Meetings are one of the most prevalent contemporary sites of ethnographic engagement. Yet, not enough anthropological attention has been placed on the ever so ubiquitous meeting. We invite papers to explore meetings as both ethnographic objects and as sites of ethnographic inquiry in various fields.

Long Abstract:

Meetings are one of the most prevalent contemporary sites of ethnographic engagement. In policy organizations and community centres, bureaucratic and religious institutions, schools and corporations, working among militant activists and networking professionals alike, contemporary ethnographers often find that formal and associated informal meetings are where a great deal of the action is. Meeting ethnography (Sandler and Thedvall, forthcoming) is, for example, central for the investigation of social movements organising and enacting dissent, protest, participatory democracy, and diverse forms of radical political organisation (cf. Graeber 2009). Furthermore, with state affairs, corporate business and social movements often taking inter- and transnational forms, meetings are also the little-interrogated 'infrastructure' under which the much-discussed transnational flows of knowledge, capital, policy, cultural forms, and protest unfold. Yet, not enough attention has been placed on the meeting as an ethnographic site even though the organisation of work and bureaucratic processes often are understood as including the typical, boring, meeting. Helen Schwartzman's work (1989) being the exception where she points to the taken-for-grantedness of meetings in ethnographic writing.

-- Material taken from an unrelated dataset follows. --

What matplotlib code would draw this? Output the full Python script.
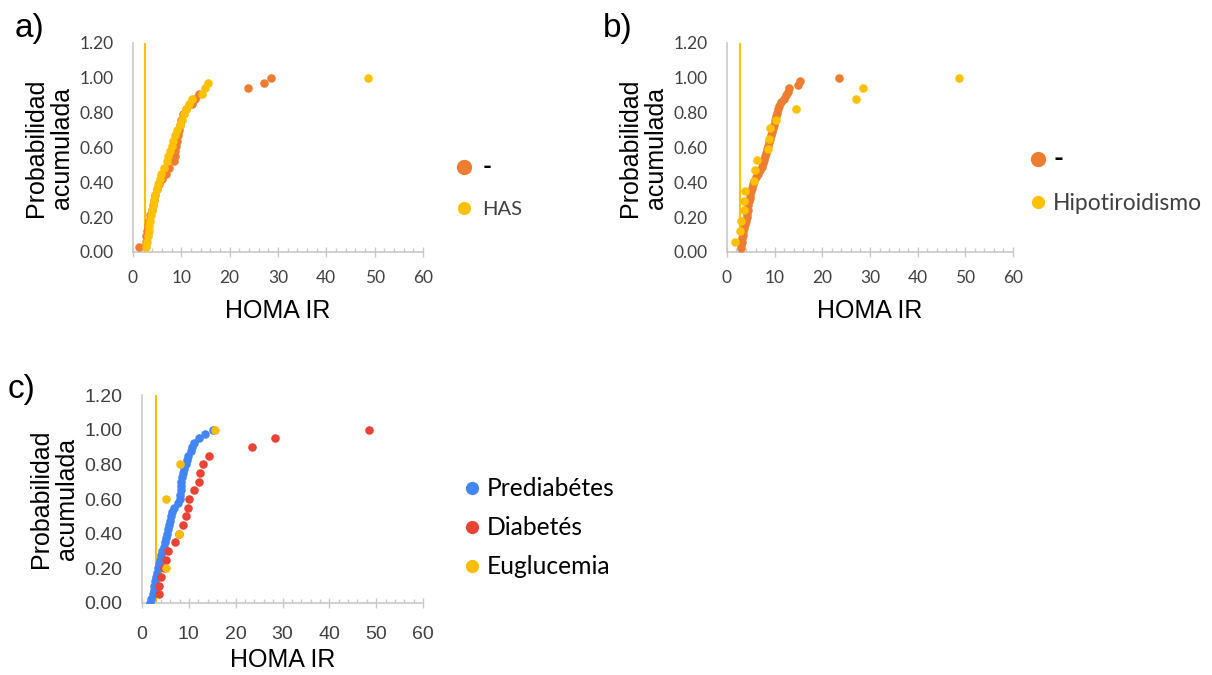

We invite papers to explore meetings as both ethnographic objects and as sites of ethnographic inquiry in various fields addressing ontological, epistemological, and methodological questions: what are meetings? What sort of knowledge, identities, and power relationships are produced, circulated, performed, communicated, legitimised and contested through meetings? How do—and how might—ethnographers study meetings as objects, and how might we best conduct research in meetings as particular elements of our field sites?